* **Instructions to follow**: Transcribe every line exactly and omit anything that is a picture.

***** Data provided *****

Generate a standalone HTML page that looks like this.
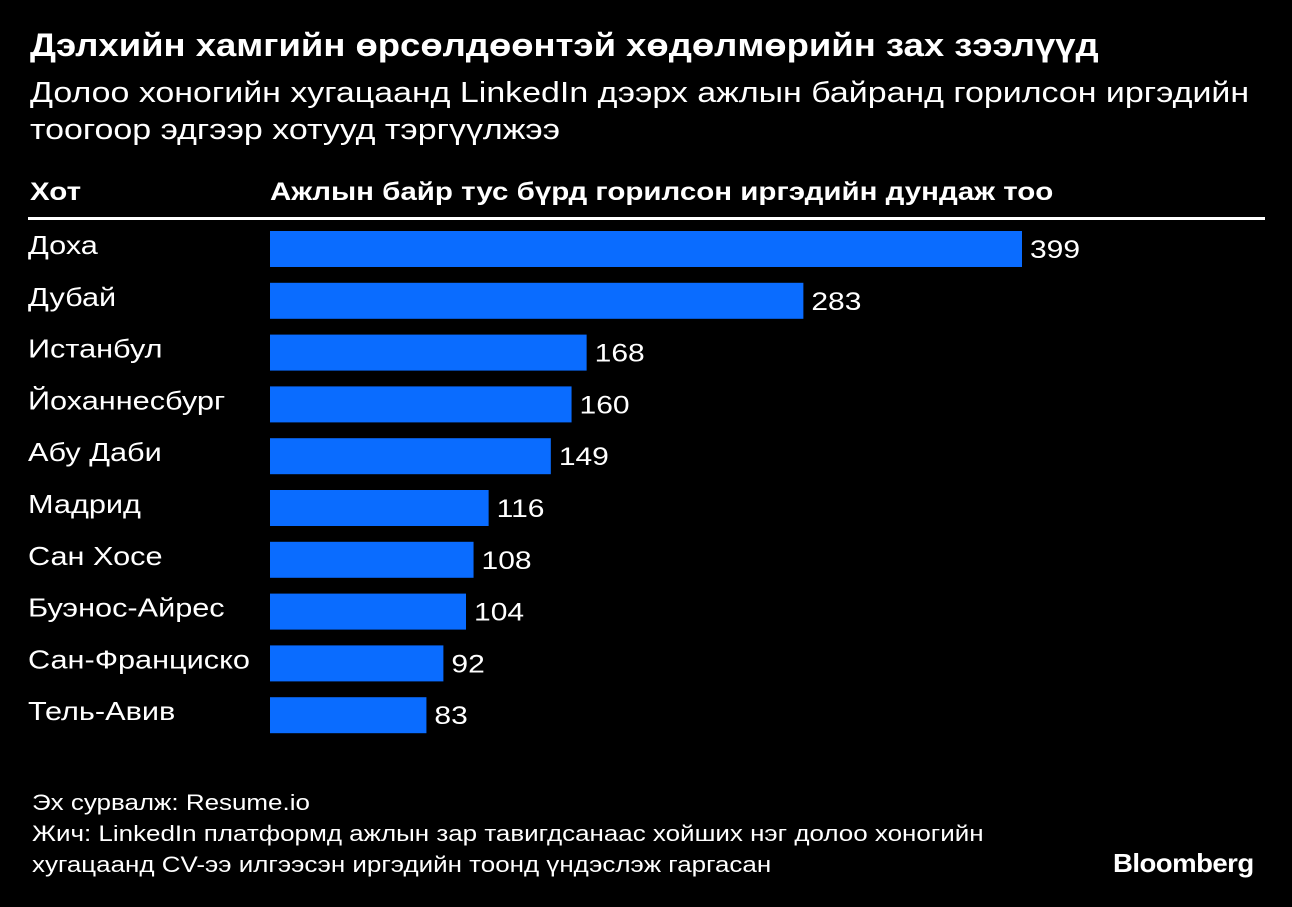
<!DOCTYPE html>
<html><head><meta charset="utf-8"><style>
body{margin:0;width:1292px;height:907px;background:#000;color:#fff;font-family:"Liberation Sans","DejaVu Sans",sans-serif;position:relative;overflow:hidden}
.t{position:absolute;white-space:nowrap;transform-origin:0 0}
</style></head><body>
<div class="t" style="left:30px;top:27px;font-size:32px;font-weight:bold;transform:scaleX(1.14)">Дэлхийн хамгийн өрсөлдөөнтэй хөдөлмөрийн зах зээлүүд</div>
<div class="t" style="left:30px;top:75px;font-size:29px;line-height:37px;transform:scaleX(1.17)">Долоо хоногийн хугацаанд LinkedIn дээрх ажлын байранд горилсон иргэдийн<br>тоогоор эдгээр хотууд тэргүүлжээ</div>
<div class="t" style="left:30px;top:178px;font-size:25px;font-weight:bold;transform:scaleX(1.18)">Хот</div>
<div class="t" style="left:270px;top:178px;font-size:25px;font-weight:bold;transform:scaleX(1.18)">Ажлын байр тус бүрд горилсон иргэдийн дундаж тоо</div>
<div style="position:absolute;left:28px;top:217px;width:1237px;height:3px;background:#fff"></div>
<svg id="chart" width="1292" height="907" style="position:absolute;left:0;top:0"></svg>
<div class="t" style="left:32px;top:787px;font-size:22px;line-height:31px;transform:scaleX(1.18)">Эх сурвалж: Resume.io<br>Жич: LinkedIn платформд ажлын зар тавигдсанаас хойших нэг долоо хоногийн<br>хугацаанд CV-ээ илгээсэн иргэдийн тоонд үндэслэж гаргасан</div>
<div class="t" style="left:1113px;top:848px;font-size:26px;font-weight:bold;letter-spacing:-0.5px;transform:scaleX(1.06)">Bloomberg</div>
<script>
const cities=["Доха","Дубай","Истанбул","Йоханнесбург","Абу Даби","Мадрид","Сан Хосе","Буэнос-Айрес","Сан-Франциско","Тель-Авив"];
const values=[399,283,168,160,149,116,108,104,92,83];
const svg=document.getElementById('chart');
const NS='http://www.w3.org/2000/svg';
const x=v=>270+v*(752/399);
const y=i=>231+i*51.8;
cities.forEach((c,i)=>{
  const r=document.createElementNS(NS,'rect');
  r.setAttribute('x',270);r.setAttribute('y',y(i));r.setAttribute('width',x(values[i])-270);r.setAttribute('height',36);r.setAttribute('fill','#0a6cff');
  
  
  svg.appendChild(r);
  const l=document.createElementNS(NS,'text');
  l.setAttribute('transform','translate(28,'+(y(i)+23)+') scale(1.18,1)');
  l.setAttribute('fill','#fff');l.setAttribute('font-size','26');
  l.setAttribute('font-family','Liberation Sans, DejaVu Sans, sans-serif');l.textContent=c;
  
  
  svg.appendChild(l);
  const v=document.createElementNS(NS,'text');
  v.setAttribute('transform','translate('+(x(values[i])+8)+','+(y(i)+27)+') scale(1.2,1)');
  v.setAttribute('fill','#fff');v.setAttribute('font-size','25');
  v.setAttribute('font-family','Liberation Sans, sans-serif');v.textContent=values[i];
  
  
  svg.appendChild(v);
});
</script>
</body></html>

*****

* **Solution to the exercise**:
Generate a standalone HTML page that looks like this.
<!DOCTYPE html>
<html><head><meta charset="utf-8"><style>
body{margin:0;width:1292px;height:907px;background:#000;color:#fff;font-family:"Liberation Sans","DejaVu Sans",sans-serif;position:relative;overflow:hidden}
.t{position:absolute;white-space:nowrap;transform-origin:0 0}
</style></head><body>
<div class="t" style="left:30px;top:27px;font-size:32px;font-weight:bold;transform:scaleX(1.14)">Дэлхийн хамгийн өрсөлдөөнтэй хөдөлмөрийн зах зээлүүд</div>
<div class="t" style="left:30px;top:75px;font-size:29px;line-height:37px;transform:scaleX(1.17)">Долоо хоногийн хугацаанд LinkedIn дээрх ажлын байранд горилсон иргэдийн<br>тоогоор эдгээр хотууд тэргүүлжээ</div>
<div class="t" style="left:30px;top:178px;font-size:25px;font-weight:bold;transform:scaleX(1.18)">Хот</div>
<div class="t" style="left:270px;top:178px;font-size:25px;font-weight:bold;transform:scaleX(1.18)">Ажлын байр тус бүрд горилсон иргэдийн дундаж тоо</div>
<div style="position:absolute;left:28px;top:217px;width:1237px;height:3px;background:#fff"></div>
<svg id="chart" width="1292" height="907" style="position:absolute;left:0;top:0"></svg>
<div class="t" style="left:32px;top:787px;font-size:22px;line-height:31px;transform:scaleX(1.18)">Эх сурвалж: Resume.io<br>Жич: LinkedIn платформд ажлын зар тавигдсанаас хойших нэг долоо хоногийн<br>хугацаанд CV-ээ илгээсэн иргэдийн тоонд үндэслэж гаргасан</div>
<div class="t" style="left:1113px;top:848px;font-size:26px;font-weight:bold;letter-spacing:-0.5px;transform:scaleX(1.06)">Bloomberg</div>
<script>
const cities=["Доха","Дубай","Истанбул","Йоханнесбург","Абу Даби","Мадрид","Сан Хосе","Буэнос-Айрес","Сан-Франциско","Тель-Авив"];
const values=[399,283,168,160,149,116,108,104,92,83];
const svg=document.getElementById('chart');
const NS='http://www.w3.org/2000/svg';
const x=v=>270+v*(752/399);
const y=i=>231+i*51.8;
cities.forEach((c,i)=>{
  const r=document.createElementNS(NS,'rect');
  r.setAttribute('x',270);r.setAttribute('y',y(i));r.setAttribute('width',x(values[i])-270);r.setAttribute('height',36);r.setAttribute('fill','#0a6cff');
  
  
  svg.appendChild(r);
  const l=document.createElementNS(NS,'text');
  l.setAttribute('transform','translate(28,'+(y(i)+23)+') scale(1.18,1)');
  l.setAttribute('fill','#fff');l.setAttribute('font-size','26');
  l.setAttribute('font-family','Liberation Sans, DejaVu Sans, sans-serif');l.textContent=c;
  
  
  svg.appendChild(l);
  const v=document.createElementNS(NS,'text');
  v.setAttribute('transform','translate('+(x(values[i])+8)+','+(y(i)+27)+') scale(1.2,1)');
  v.setAttribute('fill','#fff');v.setAttribute('font-size','25');
  v.setAttribute('font-family','Liberation Sans, sans-serif');v.textContent=values[i];
  
  
  svg.appendChild(v);
});
</script>
</body></html>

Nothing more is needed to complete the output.